Quelle est la suite pour Debtocracy ?

Grâce à toutes les per­sonnes qui nous ont sou­te­nus, nous avons col­lec­té plus d’argent que néces­saire pour la pro­duc­tion du film. Nous avons donc déci­dé de créer un compte spé­cial pour que les gens déposent leurs dons. Si nous n’utilisons fina­le­ment pas cet argent pour un nou­veau pro­jet dans les six mois, les dona­teurs seront remboursés.

Fran­che­ment, nous ne nous atten­dions pas à un tel suc­cès avec si peu de moyens. Ce n’était pas facile, mais nous nous sommes prou­vé que nous pou­vions faire de grande choses avec peu de res­sources, sur­tout quand vous êtes entou­rés de per­sonnes talentueuses.

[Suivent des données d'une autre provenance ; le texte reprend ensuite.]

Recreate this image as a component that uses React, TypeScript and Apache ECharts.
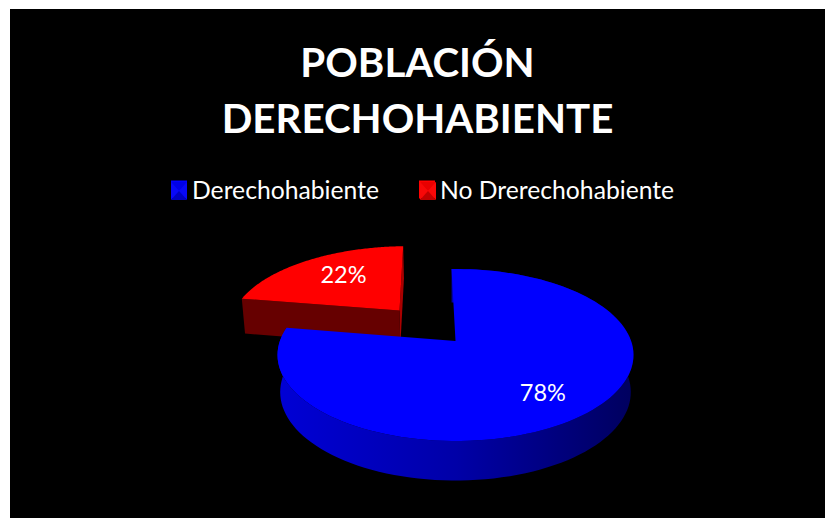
import React, { useEffect, useRef } from "react";
import * as echarts from "echarts";

const titleLines = ["POBLACIÓN", "DERECHOHABIENTE"];
const categories = ["Derechohabiente", "No Drerechohabiente"];
const values = [78, 22];
const labels = ["78%", "22%"];
const total = values.reduce((a, b) => a + b, 0);

// Perspective model of the tilted disc, in chart pixels
const APEX_X = 445.5;
const APEX_Y = 332;
const A = 83.7;
const B = 175.6;
const K = 0.163;
const START_DEG = -1.5;
const EXPLODE = [0, 0.516];
const BOTTOM_SCALE = 0.985;

function project(u: number, v: number) {
  const w = 1 + K * v;
  return [APEX_X + (B * u) / w, APEX_Y - (A * v) / w];
}
function depthAt(v: number) {
  return 36.5 - 3 * v;
}

const topColors = ["#0000ff", "#ff0000"];
const bevelDark = ["#0000c0", "#c00000"];
const bevelMid = ["#0000e8", "#e80000"];
const bevelLight = ["#0808f8", "#f80808"];

function sliceRender(index: number) {
  return (_params: any, api: any) => {
    const value = api.value(0) as number;
    let before = 0;
    for (let i = 0; i < index; i++) before += values[i];
    const a0 = ((before / total) * 360 + START_DEG) * (Math.PI / 180);
    const a1 = (((before + value) / total) * 360 + START_DEG) * (Math.PI / 180);
    const mid = (a0 + a1) / 2;
    const e = EXPLODE[index];
    const ou = e * Math.sin(mid);
    const ov = e * Math.cos(mid);
    const toTop = (u: number, v: number) => project(u + ou, v + ov);
    const toBottom = (u: number, v: number) => {
      const p = project(u + ou, v + ov);
      return [
        APEX_X + (p[0] - APEX_X) * BOTTOM_SCALE,
        p[1] + depthAt(v + ov),
      ];
    };

    const steps = 120;
    const arcTop: number[][] = [];
    const arcBottom: number[][] = [];
    for (let i = 0; i <= steps; i++) {
      const a = a0 + ((a1 - a0) * i) / steps;
      const u = Math.sin(a);
      const v = Math.cos(a);
      arcTop.push(toTop(u, v));
      arcBottom.push(toBottom(u, v));
    }
    const centreTop = toTop(0, 0);
    const centreBottom = toBottom(0, 0);

    const children: any[] = [];
    if (index === 0) {
      children.push({
        type: "polygon",
        shape: { points: [...arcTop, ...arcBottom.slice().reverse()] },
        style: {
          fill: new echarts.graphic.LinearGradient(0, 0, 1, 0, [
            { offset: 0, color: "#0000d6" },
            { offset: 0.5, color: "#0000a8" },
            { offset: 1, color: "#00005e" },
          ]),
        },
      });
    } else {
      children.push({
        type: "polygon",
        shape: {
          points: [centreTop, arcTop[arcTop.length - 1], arcBottom[arcBottom.length - 1], centreBottom],
        },
        style: { fill: "#aa0000" },
      });
      children.push({
        type: "polygon",
        shape: { points: [centreTop, arcTop[0], arcBottom[0], centreBottom] },
        style: { fill: "#660000" },
      });
    }
    children.push({
      type: "polygon",
      shape: { points: [centreTop, ...arcTop] },
      style: { fill: topColors[index] },
    });
    const r = index === 0 ? 0.7 : 0.62;
    const lp = toTop(r * Math.sin(mid), r * Math.cos(mid));
    children.push({
      type: "text",
      x: lp[0] + (index === 0 ? -1 : 3),
      y: lp[1] + (index === 0 ? 3 : -4),
      style: {
        text: labels[index],
        fill: "#ffffff",
        font: "23.5px Lato",
        align: "center",
        verticalAlign: "middle",
      },
    });
    return { type: "group", children };
  };
}

// Small bevel over a legend key
function bevel(x: number, y: number, i: number) {
  const w = 16;
  const h = 18;
  const cx = x + w / 2;
  const cy = y + h / 2;
  const tri = (pts: number[][], fill: string) => ({
    type: "polygon",
    silent: true,
    z: 100,
    shape: { points: pts },
    style: { fill },
  });
  return [
    tri([[x, y], [x + w, y], [cx, cy]], bevelMid[i]),
    tri([[x, y], [cx, cy], [x, y + h]], bevelLight[i]),
    tri([[x + w, y], [cx, cy], [x + w, y + h]], bevelLight[i]),
    tri([[x, y + h], [x + w, y + h], [cx, cy]], bevelDark[i]),
  ];
}

export default function App() {
  const ref = useRef<HTMLDivElement>(null);
  useEffect(() => {
    const chart = echarts.init(ref.current!, undefined, { renderer: "svg" });
    chart.setOption({
      animation: false,
      backgroundColor: "#000000",
      title: {
        text: titleLines.join("\n"),
        left: "center",
        top: 24,
        padding: 0,
        textStyle: {
          color: "#ffffff",
          fontFamily: "Lato",
          fontWeight: "bold",
          fontSize: 40.3,
          lineHeight: 56,
        },
      },
      legend: {
        left: 161,
        top: 168,
        padding: 0,
        itemWidth: 16,
        itemHeight: 18,
        itemGap: 40,
        data: categories.map((name, i) => ({
          name,
          icon: "rect",
          itemStyle: { color: topColors[i] },
        })),
        textStyle: { color: "#ffffff", fontFamily: "Lato", fontSize: 24.7 },
      },
      graphic: [...bevel(161, 173, 0), ...bevel(410, 173, 1)],
      series: categories.map((name, i) => ({
        type: "custom",
        name,
        coordinateSystem: "none",
        z: i === 0 ? 3 : 2,
        silent: true,
        data: [[values[i]]],
        renderItem: sliceRender(i),
      })),
    });
    return () => chart.dispose();
  }, []);
  return (
    <div
      ref={ref}
      style={{ position: "absolute", left: 10, top: 9, width: 815, height: 509 }}
    />
  );
}
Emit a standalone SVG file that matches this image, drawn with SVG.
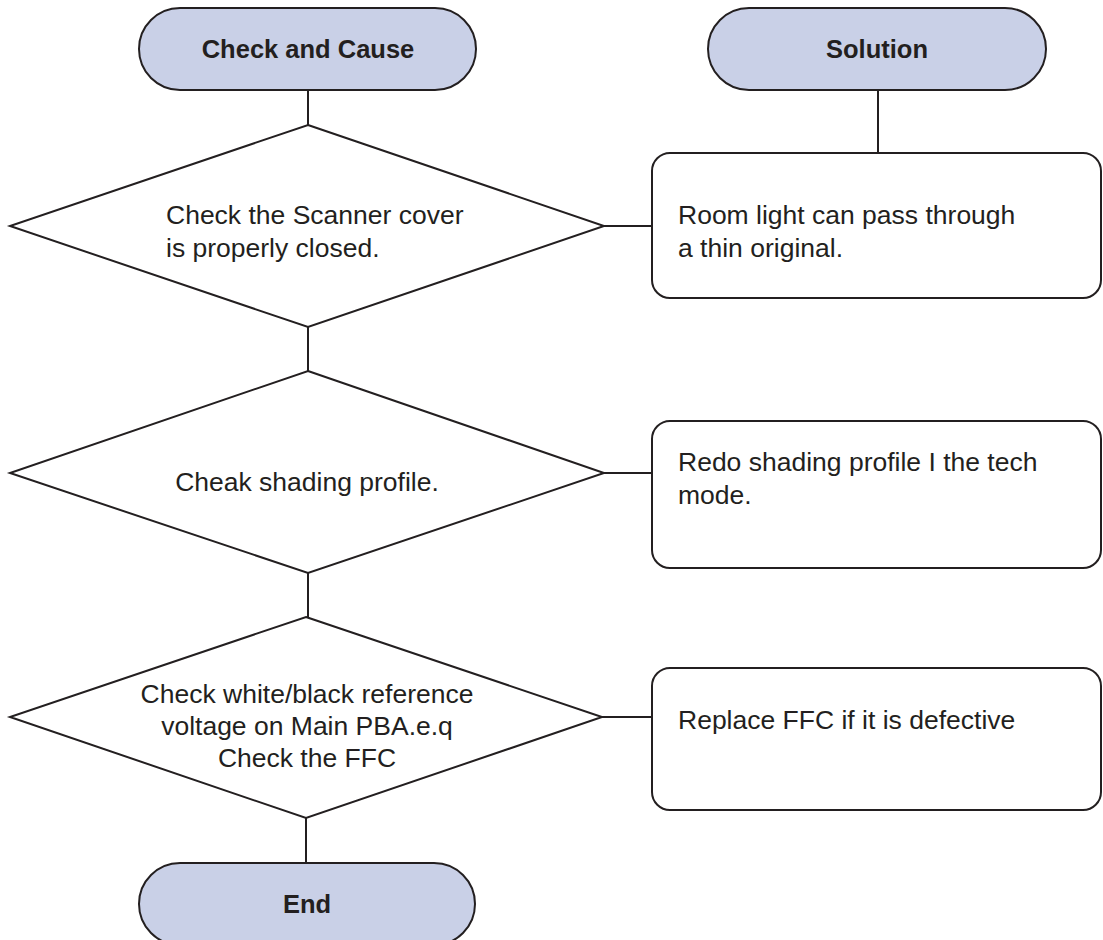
<svg xmlns="http://www.w3.org/2000/svg" width="1103" height="940" viewBox="0 0 1103 940">
<style>
.sh{fill:#fff;stroke:#231f20;stroke-width:2}
.pill{fill:#c9d0e7;stroke:#231f20;stroke-width:2}
.ln{stroke:#231f20;stroke-width:2;fill:none}
.t{font-family:"Liberation Sans",Arial,sans-serif;font-size:26.5px;fill:#231f20}
.h{font-family:"Liberation Sans",Arial,sans-serif;font-size:25.5px;font-weight:bold;fill:#231f20;text-anchor:middle}
.c{text-anchor:middle}
</style>
<rect width="1103" height="940" fill="#fff"/>
<g id="connectors">
<line class="ln" x1="308" y1="90" x2="308" y2="125"/>
<line class="ln" x1="878" y1="90" x2="878" y2="153"/>
<line class="ln" x1="604" y1="226" x2="652" y2="226"/>
<line class="ln" x1="308" y1="327" x2="308" y2="371"/>
<line class="ln" x1="604" y1="473" x2="652" y2="473"/>
<line class="ln" x1="308" y1="573" x2="308" y2="617"/>
<line class="ln" x1="602" y1="717" x2="652" y2="717"/>
<line class="ln" x1="306" y1="818" x2="306" y2="863"/>
</g>
<g id="start">
<rect class="pill" x="139" y="8" width="337" height="82" rx="41"/>
<text class="h" x="308" y="58">Check and Cause</text>
</g>
<g id="solution">
<rect class="pill" x="708" y="8" width="338" height="82" rx="41"/>
<text class="h" x="877" y="58">Solution</text>
</g>
<g id="d1">
<polygon class="sh" points="308,125 604,226 308,327 10,226"/>
<text class="t" x="166" y="224">Check the Scanner cover</text>
<text class="t" x="166" y="257">is properly closed.</text>
</g>
<g id="b1">
<rect class="sh" x="652" y="153" width="449" height="145" rx="18"/>
<text class="t" x="678" y="224">Room light can pass through</text>
<text class="t" x="678" y="257">a thin original.</text>
</g>
<g id="d2">
<polygon class="sh" points="308,371 604,473 308,573 10,473"/>
<text class="t c" x="307" y="491">Cheak shading profile.</text>
</g>
<g id="b2">
<rect class="sh" x="652" y="421" width="449" height="147" rx="18"/>
<text class="t" x="678" y="471">Redo shading profile I the tech</text>
<text class="t" x="678" y="504">mode.</text>
</g>
<g id="d3">
<polygon class="sh" points="306,617 602,717 306,818 10,717"/>
<text class="t c" x="307" y="703">Check white/black reference</text>
<text class="t c" x="307" y="735">voltage on Main PBA.e.q</text>
<text class="t c" x="307" y="767">Check the FFC</text>
</g>
<g id="b3">
<rect class="sh" x="652" y="668" width="449" height="142" rx="18"/>
<text class="t" x="678" y="729">Replace FFC if it is defective</text>
</g>
<g id="end">
<rect class="pill" x="139" y="863" width="336" height="82" rx="41"/>
<text class="h" x="307" y="913">End</text>
</g>
</svg>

Inter­net nous a beau­coup aidés, mais nous voyons aus­si les limites de l’outil. Nous devons aujourd’hui aller à la ren­contre de ceux qui ne sont pas for­cé­ment sur Inter­net, notam­ment à l’extérieur d’Athènes. Si nous n’étions que sur Inter­net, notre approche res­te­rait trop éli­tiste. C’est pour­quoi nous envi­sa­geons de dis­tri­buer des DVD et d’organiser des pro­jec­tions dans des théâtres ou des cinémas.

Nous vou­lons vrai­ment aller plus loin, faire face aux tabous des médias mains­tream grecs. Aujourd’hui, si les gens ne par­ti­cipent pas eux-mêmes à la pro­duc­tion de l’information, il n’y aura jamais aucune entre­prise de média prête à leur don­ner la parole.